Here is my take on it.... I've been pulling crappies out of 60+ fow, and perch and walleye from 30+ for years.A) Reel them in much more slowly, then cut that in half. Savor the moment, C&R fishing is about quality, not quantity. You have a pretty good idea if you are fishing for the frying pan or not. If the fish is going to be released, bring it up as slow as you can. It is good practice anyway, easy does it with really big fish on light line. Learning patience when pulling fish up may very well help you land the fish of a lifetime some day.B) If the eyes are bugging out, toss it on the ice and eat it.C) If it floats belly up but it's eyes are in, blow in its mouth. It sounds stupid... I didn't believe in it at first. But blowing hard on it's throat pucker seems to do something for them. I have been using this season and have been seeing really good results.D) Shake the fish like it is a glass katsup bottle, give it two or three good jolts like you are trying to get katsup out of it's mouth.E) If it still won't go, you can try the toilet plunger action in the hole. I usually just toss them on the ice at that point.F) If you need B,C,D, and E more than a few times per trip, go back and read A again more carefully. Those tournament guys just want them to swim away. Fish floating next to the boat looks real bad.... They don't give a crap about what happens to them from there.Your experiences may vary, but this is what I've seen and done myself.
Reeling up slow is the key. The slower the better.
The nice crappie I target are in 35 to 40 feet of water, unfortunately, you catch a few small ones, and moving shallow is not an option, as the fish are deep. I fizz the small ones with a 20 gauge needle, and watch them swim all the way back down on my flasher. I hope the small hole heals, better than pushing them under the ice like 90% of the tools do out there, at least they have a chance.
Been out fishing Keyhole a few times this year before we got the snow. Noticed a couple perch dead under the ice. Stuck to the bottom of the ice. Water was 38 feet. Holes had been drilled in the area earlier. My guess they died from the air sack coming out of there throats. If I intend to fish water that deep I keep the fish. Most of the perch I catch the air sack is pushed from there stomachs. No need wasting fish. Seen to many people out there pushing them back down the holes. Catch and release is great but you r just releasing them to die later.
I went to big mak a few years back to do some walleye fishing. Was doing a little trolling surprised what I saw between 15 to 20 walleye moving in circles in 90 degree weather all of them over 8 pounds. Was one of the most discussing things I've had ever witness I say help them if their going to die anyway. It's worth a shot in my book.
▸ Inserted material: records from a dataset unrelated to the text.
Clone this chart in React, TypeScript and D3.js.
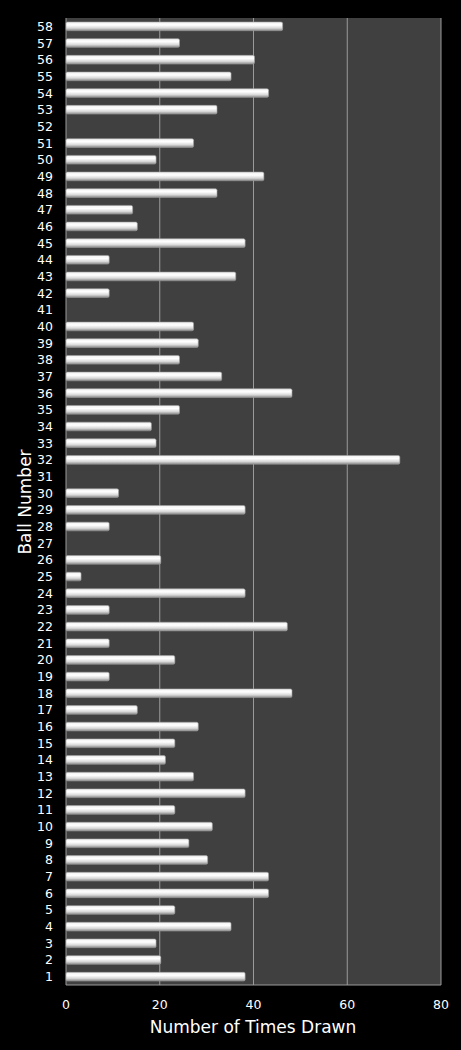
import React from "react";
import * as d3 from "d3";

const balls: number[] = Array.from({ length: 58 }, (_, i) => i + 1);
const timesDrawn: number[] = [
  38, 20, 19, 35, 23, 43, 43, 30, 26, 31,
  23, 38, 27, 21, 23, 28, 15, 48, 9, 23,
  9, 47, 9, 38, 3, 20, 0, 9, 38, 11,
  0, 71, 19, 18, 24, 48, 33, 24, 28, 27,
  0, 9, 36, 9, 38, 15, 14, 32, 42, 19,
  27, 0, 32, 43, 35, 40, 24, 46,
];
const xTicks: number[] = [0, 20, 40, 60, 80];

const W = 461;
const H = 1050;
const left = 66;
const right = 441;
const top = 18;
const bottom = 985;
const FONT = "Verdana, 'DejaVu Sans', sans-serif";

export default function App() {
  const x = d3.scaleLinear().domain([0, 80]).range([left, right]);
  const y = d3
    .scaleBand<number>()
    .domain([...balls].reverse())
    .range([top, bottom])
    .paddingInner(0.48)
    .paddingOuter(0.24);
  const bh = y.bandwidth();

  return (
    <svg
      width={W}
      height={H}
      style={{ position: "absolute", left: 0, top: 0, background: "#000" }}
    >
      <defs>
        <linearGradient id="barGrad" x1="0" y1="0" x2="0" y2="1">
          <stop offset="0%" stopColor="#f0f0f0" />
          <stop offset="35%" stopColor="#ffffff" />
          <stop offset="70%" stopColor="#d8d8d8" />
          <stop offset="100%" stopColor="#8a8a8a" />
        </linearGradient>
      </defs>
      <rect x={0} y={0} width={W} height={H} fill="#000" />
      <rect x={left} y={top} width={right - left} height={bottom - top} fill="#404040" />
      {xTicks.slice(1).map((t) => (
        <line key={t} x1={x(t)} x2={x(t)} y1={top} y2={bottom} stroke="#9a9a9a" strokeWidth={1} />
      ))}
      <line x1={left} x2={left} y1={top} y2={bottom} stroke="#9a9a9a" strokeWidth={1} />
      <line x1={left} x2={right} y1={bottom} y2={bottom} stroke="#9a9a9a" strokeWidth={1} />
      {balls.map((b, i) => {
        const v = timesDrawn[i];
        const yy = y(b)!;
        if (v <= 0) return null;
        const w = x(v) - x(0) + 1;
        return (
          <rect key={b} x={x(0)} y={yy} width={w} height={bh} rx={1.5} fill="url(#barGrad)" stroke="#a0a0a0" strokeWidth={0.6} />
        );
      })}
      {balls.map((b) => (
        <text
          key={b}
          x={53}
          y={y(b)! + bh / 2}
          textAnchor="end"
          dominantBaseline="central"
          fill="#fff"
          fontFamily={FONT}
          fontSize={12.5}
        >
          {b}
        </text>
      ))}
      {xTicks.map((t) => (
        <text key={t} x={x(t)} y={1009} textAnchor="middle" fill="#fff" fontFamily={FONT} fontSize={12.5}>
          {t}
        </text>
      ))}
      <text x={253} y={1033} textAnchor="middle" fill="#fff" fontFamily={FONT} fontSize={17}>
        Number of Times Drawn
      </text>
      <text
        transform={`translate(31, 502) rotate(-90)`}
        textAnchor="middle"
        fill="#fff"
        fontFamily={FONT}
        fontSize={17}
      >
        Ball Number
      </text>
    </svg>
  );
}
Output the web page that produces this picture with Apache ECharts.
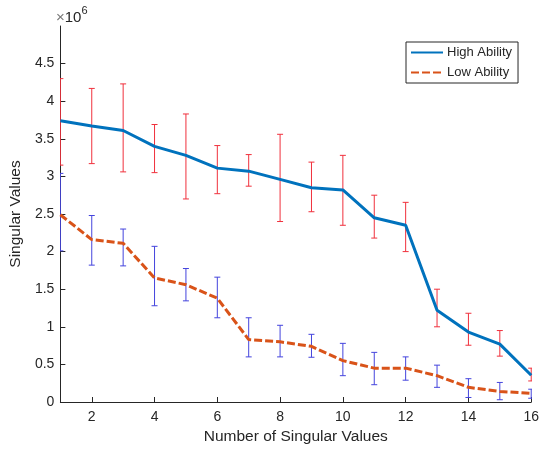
<!DOCTYPE html>
<html>
<head>
<meta charset="utf-8">
<script src="https://cdn.jsdelivr.net/npm/echarts@6/dist/echarts.min.js"></script>
<style>
html,body{margin:0;padding:0;background:#fff;}
#chart{width:542px;height:454px;}
</style>
</head>
<body>
<div id="chart"></div>
<script>
// Values in units of 10^6
const xValues   = [1,2,3,4,5,6,7,8,9,10,11,12,13,14,15,16];
const highMean  = [3.74,3.67,3.61,3.40,3.28,3.11,3.07,2.96,2.85,2.82,2.45,2.35,1.22,0.93,0.77,0.355];
const highUpper = [4.30,4.17,4.23,3.69,3.83,3.41,3.29,3.56,3.19,3.28,2.75,2.655,1.50,1.18,0.95,0.45];
const highLower = [3.15,3.17,3.06,3.05,2.70,2.77,2.87,2.40,2.53,2.35,2.18,2.00,1.00,0.755,0.61,0.28];
const lowMean   = [2.49,2.16,2.11,1.65,1.56,1.38,0.83,0.80,0.74,0.55,0.45,0.45,0.35,0.195,0.14,0.115];
const lowUpper  = [3.04,2.48,2.30,2.07,1.775,1.66,1.12,1.02,0.90,0.78,0.66,0.60,0.49,0.31,0.26,0.17];
const lowLower  = [2.01,1.82,1.81,1.28,1.345,1.12,0.60,0.60,0.595,0.35,0.23,0.29,0.195,0.06,0.03,0.05];
const xTicks = [2,4,6,8,10,12,14,16];
const yTicks = [0,0.5,1,1.5,2,2.5,3,3.5,4,4.5];
const seriesNames = ['High Ability','Low Ability'];

const chart = echarts.init(document.getElementById('chart'), null, {renderer:'canvas'});
const FONT = 'Liberation Sans, Arial, sans-serif';
const AX = '#262626';

function errData(lo, hi){ return xValues.map((x,i)=>[x, lo[i], hi[i]]); }
function errSeries(lo, hi, color){
  return {
    type:'custom',
    clip:true,
    z:1,
    silent:true,
    data: errData(lo, hi),
    encode:{x:0, y:[1,2]},
    renderItem:function(params, api){
      const p1 = api.coord([api.value(0), api.value(1)]);
      const p2 = api.coord([api.value(0), api.value(2)]);
      const hw = 3;
      const st = {stroke:color, lineWidth:1};
      return {type:'group', children:[
        {type:'line', shape:{x1:p1[0], y1:p1[1], x2:p2[0], y2:p2[1]}, style:st},
        {type:'line', shape:{x1:p1[0]-hw, y1:p1[1], x2:p1[0]+hw, y2:p1[1]}, style:st},
        {type:'line', shape:{x1:p2[0]-hw, y1:p2[1], x2:p2[0]+hw, y2:p2[1]}, style:st}
      ]};
    }
  };
}

const option = {
  backgroundColor:'#fff',
  animation:false,
  grid:{left:55, right:10, top:26, bottom:52},
  xAxis:{
    type:'value', min:1, max:16,
    name:'Number of Singular Values', nameLocation:'middle', nameGap:26,
    nameTextStyle:{fontFamily:FONT, fontSize:15.5, color:AX},
    axisLine:{lineStyle:{color:AX, width:1}},
    axisTick:{inside:true, length:5, lineStyle:{color:AX}, customValues:xTicks},
    axisLabel:{fontFamily:FONT, fontSize:14, color:AX, margin:8, customValues:xTicks},
    splitLine:{show:false}
  },
  yAxis:{
    type:'value', min:0, max:5,
    name:'Singular Values', nameLocation:'middle', nameGap:32,
    nameTextStyle:{fontFamily:FONT, fontSize:15.5, color:AX},
    axisLine:{show:true, lineStyle:{color:AX, width:1}},
    axisTick:{show:true, inside:true, length:5, lineStyle:{color:AX}, customValues:yTicks},
    axisLabel:{fontFamily:FONT, fontSize:14, color:AX, margin:6, customValues:yTicks},
    splitLine:{show:false}
  },
  legend:{
    orient:'vertical', left:406, top:42,
    data:seriesNames,
    itemWidth:32, itemHeight:12, itemGap:7,
    padding:[4,6,4,4],
    borderColor:AX, borderWidth:1, backgroundColor:'#fff',
    itemStyle:{color:'rgba(0,0,0,0)', borderWidth:0, opacity:0},
    textStyle:{fontFamily:FONT, fontSize:13, color:AX, padding:[0,0,0,-1]}
  },
  graphic:[{
    type:'text', left:56, top:5,
    style:{
      text:'{a|×}{b|10}{c|6}',
      rich:{
        a:{fontFamily:FONT, fontSize:15, fill:'#777', verticalAlign:'bottom', lineHeight:20},
        b:{fontFamily:FONT, fontSize:15, fill:AX, verticalAlign:'bottom', lineHeight:20},
        c:{fontFamily:FONT, fontSize:11, fill:AX, verticalAlign:'top', lineHeight:20}
      }
    }
  }],
  series:[
    errSeries(highLower, highUpper, '#f0303c'),
    errSeries(lowLower, lowUpper, '#4444dd'),
    {
      name:seriesNames[0], type:'line', z:3,
      data:xValues.map((x,i)=>[x, highMean[i]]),
      symbol:'none', clip:true,
      lineStyle:{color:'#0072BD', width:3, type:'solid'},
      itemStyle:{color:'#0072BD'}
    },
    {
      name:seriesNames[1], type:'line', z:3,
      data:xValues.map((x,i)=>[x, lowMean[i]]),
      symbol:'none', clip:true,
      lineStyle:{color:'#D95319', width:3, type:[8,3]},
      itemStyle:{color:'#D95319'}
    }
  ]
};
chart.setOption(option);
</script>
</body>
</html>
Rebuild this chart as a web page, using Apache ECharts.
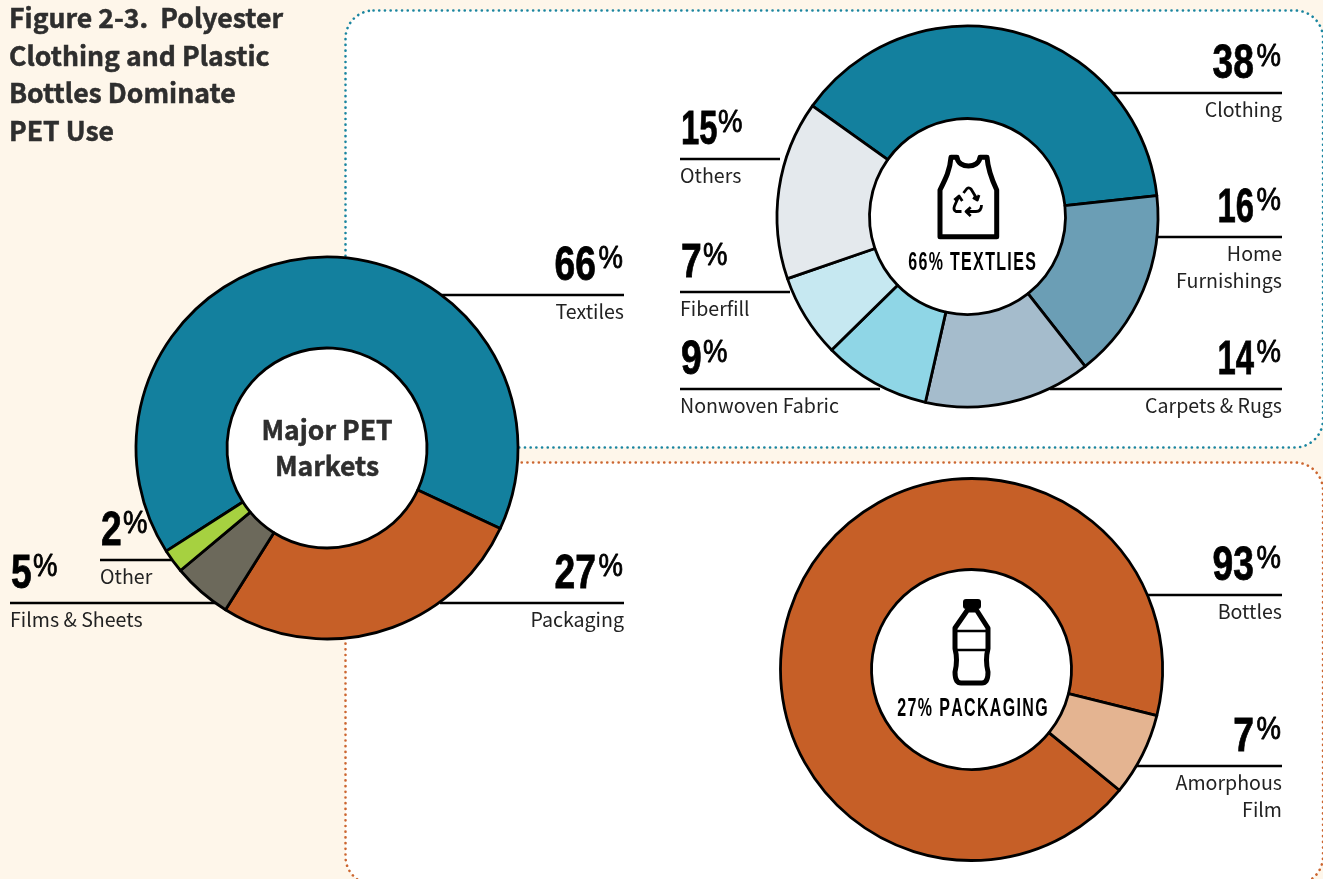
<!DOCTYPE html>
<html>
<head>
<meta charset="utf-8">
<style>html,body{margin:0;padding:0;background:#fef6ea}#main{width:1323px;height:879px}</style>
<script src="https://cdn.jsdelivr.net/npm/echarts@6/dist/echarts.min.js"></script>
</head>
<body>
<div id="main"></div>
<script>
var marketNames = ['Textiles', 'Packaging', 'Films & Sheets', 'Other'];
var marketValues = [66, 27, 5, 2];
var textileNames = ['Clothing', 'Home\nFurnishings', 'Carpets & Rugs', 'Nonwoven Fabric', 'Fiberfill', 'Others'];
var textileValues = [38, 16, 14, 9, 7, 15];
var packagingNames = ['Bottles', 'Amorphous\nFilm'];
var packagingValues = [93, 7];

var marketColors = ['#13809e', '#c65f27', '#6c695b', '#a6d140'];
var textileColors = ['#13809e', '#6b9eb5', '#a5bccc', '#8fd6e6', '#c6e8f1', '#e4e9ed'];
var packagingColors = ['#c65f27', '#e4b491'];

var textFont = '"Noto Sans CJK SC", "Noto Sans", sans-serif';
var numFont = '"Liberation Sans", sans-serif';

// callout placement: line y, line start, line end, side
var marketCallouts = [
    { y: 295, x1: 440, x2: 624, side: 'right' },
    { y: 603, x1: 440, x2: 624, side: 'right' },
    { y: 603, x1: 10, x2: 215, side: 'left' },
    { y: 560, x1: 100, x2: 172, side: 'left' }
];
var textileCallouts = [
    { y: 93, x1: 1113, x2: 1282, side: 'right' },
    { y: 237, x1: 1150, x2: 1282, side: 'right' },
    { y: 389, x1: 1050, x2: 1282, side: 'right' },
    { y: 389, x1: 680, x2: 880, side: 'left' },
    { y: 292, x1: 680, x2: 790, side: 'left' },
    { y: 159, x1: 680, x2: 780, side: 'left' }
];
var packagingCallouts = [
    { y: 595, x1: 1148, x2: 1282, side: 'right' },
    { y: 766, x1: 1110, x2: 1282, side: 'right' }
];

echarts.graphic.registerShape('tank', echarts.graphic.extendPath(
    'M940 236.7 L940 190 C946 178 950 170 951 157.3 L957 157.3 C958 169 979 169 980 157.3 L987 157.3 C988 170 991 178 996.7 190 L996.7 236.7 Z'));
echarts.graphic.registerShape('recycle', echarts.graphic.extendPath(
    'M963.5 193 L967 188.5 Q969 187 971 189 L977 199 M973 197.5 L977.3 200 L979 195 ' +
    'M961.5 211.5 L956 211.5 Q953 210 954.5 206 L958.5 197 M954.3 200 L959 196 L962.3 201 ' +
    'M981.5 205 Q981.5 211.5 976 211.5 L967 211.5 M970.7 207.3 L966 211.5 L970.7 216'));
echarts.graphic.registerShape('bottle', echarts.graphic.extendPath(
    'M967.5 610 L976.5 610 L988 628 L988 648.5 Q985 660 988 672 Q988 683 982 683 L961 683 Q955 683 955 672 Q958 660 955 648.5 L955 628 Z'));

function donut(center, inner, outer, start, names, values, colors) {
    return {
        type: 'pie',
        center: center,
        radius: [inner, outer],
        startAngle: start,
        clockwise: true,
        silent: true,
        animation: false,
        label: { show: false },
        labelLine: { show: false },
        itemStyle: { borderColor: '#000', borderWidth: 2.8 },
        emphasis: { disabled: true },
        data: names.map(function (n, i) {
            return { name: n, value: values[i], itemStyle: { color: colors[i] } };
        })
    };
}

function spaced(s) {
    return s.split('').join('\u200a');
}

function calloutGraphics(names, values, places) {
    var out = [];
    values.forEach(function (v, i) {
        var p = places[i];
        var s = String(v);
        var right = p.side === 'right';
        out.push({ type: 'line', z: 1, silent: true,
            shape: { x1: p.x1, y1: p.y, x2: p.x2, y2: p.y },
            style: { stroke: '#000', lineWidth: 2.5 } });
        var digitX = right ? p.x2 - 28 : p.x1 + 1;
        // the 1 is set narrow in the original figures
        var digitScale = s.indexOf('1') >= 0 ? 0.67 : 0.76;
        out.push({ type: 'text', z: 5, silent: true, x: digitX, y: p.y - 28.5, scaleX: digitScale,
            style: { text: s, font: 'bold 49px ' + numFont, fill: '#000',
                stroke: '#000', lineWidth: 0.8,
                align: right ? 'right' : 'left', verticalAlign: 'middle' } });
        var pctX = right ? p.x2 - 1 : p.x1 + 23 + (s.length - 1) * 15;
        out.push({ type: 'text', z: 5, silent: true, x: pctX, y: p.y - 36, scaleX: 0.86,
            style: { text: '%', font: '32px ' + numFont, fill: '#000',
                stroke: '#000', lineWidth: 0.8,
                align: right ? 'right' : 'left', verticalAlign: 'middle' } });
        out.push({ type: 'text', z: 5, silent: true, x: right ? p.x2 : p.x1, y: p.y + 3,
            style: { text: names[i], font: '19.6px ' + textFont, lineHeight: 27, fill: '#222',
                align: right ? 'right' : 'left', verticalAlign: 'top' } });
    });
    return out;
}

var myChart = echarts.init(document.getElementById('main'), null, { renderer: 'canvas' });

var panels = [
    { type: 'rect', z: 0, silent: true,
        shape: { x: 345.5, y: 10.5, width: 977.5, height: 437, r: 28 },
        style: { fill: '#fff', stroke: '#1a85a0', lineWidth: 2.6, lineDash: [0.1, 5.6], lineCap: 'round' } },
    { type: 'rect', z: 0, silent: true,
        shape: { x: 345.5, y: 462.5, width: 977.5, height: 422, r: 28 },
        style: { fill: '#fff', stroke: '#cc6630', lineWidth: 2.6, lineDash: [0.1, 5.6], lineCap: 'round' } },
    { type: 'circle', z: 1, silent: true, shape: { cx: 327, cy: 448, r: 100 }, style: { fill: '#fff' } }
];

var centers = [
    { type: 'text', z: 5, silent: true, x: 327, y: 448,
        style: { text: 'Major PET\nMarkets', font: 'bold 26.5px ' + textFont, lineHeight: 36, fill: '#2e2e2e',
            stroke: '#2e2e2e', lineWidth: 0.5, align: 'center', verticalAlign: 'middle' } },
    { type: 'tank', z: 5, silent: true, style: { fill: 'none', stroke: '#000', lineWidth: 5, lineJoin: 'round' } },
    { type: 'recycle', z: 5, silent: true, style: { fill: 'none', stroke: '#000', lineWidth: 2.8, lineJoin: 'round' } },
    { type: 'text', z: 5, silent: true, x: 972, y: 263.5, scaleX: 0.64,
        style: { text: spaced('66% TEXTLIES'), font: 'bold 25px ' + numFont, fill: '#000', align: 'center', verticalAlign: 'middle' } },
    { type: 'rect', z: 5, silent: true, shape: { x: 963, y: 599, width: 18, height: 10, r: 3 }, style: { fill: '#000' } },
    { type: 'bottle', z: 5, silent: true, style: { fill: 'none', stroke: '#000', lineWidth: 5, lineJoin: 'round' } },
    { type: 'line', z: 5, silent: true, shape: { x1: 955, y1: 631, x2: 988, y2: 631 }, style: { stroke: '#000', lineWidth: 2.5 } },
    { type: 'line', z: 5, silent: true, shape: { x1: 955, y1: 650, x2: 988, y2: 650 }, style: { stroke: '#000', lineWidth: 2.5 } },
    { type: 'text', z: 5, silent: true, x: 972.5, y: 709.5, scaleX: 0.64,
        style: { text: spaced('27% PACKAGING'), font: 'bold 25px ' + numFont, fill: '#000', align: 'center', verticalAlign: 'middle' } }
];

var option = {
    backgroundColor: '#fef6ea',
    animation: false,
    title: {
        text: 'Figure 2-3.  Polyester\nClothing and Plastic\nBottles Dominate\nPET Use',
        left: 9,
        top: -1,
        padding: 0,
        textStyle: { fontFamily: textFont, fontWeight: 'bold', fontSize: 26.6, lineHeight: 37.7, color: '#2e2e2e',
            textBorderColor: '#2e2e2e', textBorderWidth: 0.5 }
    },
    graphic: {
        elements: panels
            .concat(calloutGraphics(marketNames, marketValues, marketCallouts))
            .concat(calloutGraphics(textileNames, textileValues, textileCallouts))
            .concat(calloutGraphics(packagingNames, packagingValues, packagingCallouts))
            .concat(centers)
    },
    series: [
        donut([327, 448], 100, 191, 212.7, marketNames, marketValues, marketColors),
        donut([967.5, 216.5], 98, 190.5, 144.5, textileNames, textileValues, textileColors),
        donut([971.5, 669.5], 100, 191, 320.8, packagingNames, packagingValues, packagingColors)
    ]
};

myChart.setOption(option);
</script>
</body>
</html>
I'm not so sure about that. I'd love if one of our game and fish biologists would chime in on this one. It's been said before but just because you see them swim back to the bottom - doesn't mean they will actually make it. Either way, it's not the end of the world if we kill a few fish here or there: by poking holes in them, bringing them up too fast and from too deep, or hooking them deep in the gut. The bottom feeders (crawfish) have got to eat too - some people automatically think it is a waste but it is all perspective... That is just part of fishing sometimes we kill fish when we would rather not have. Part of the game.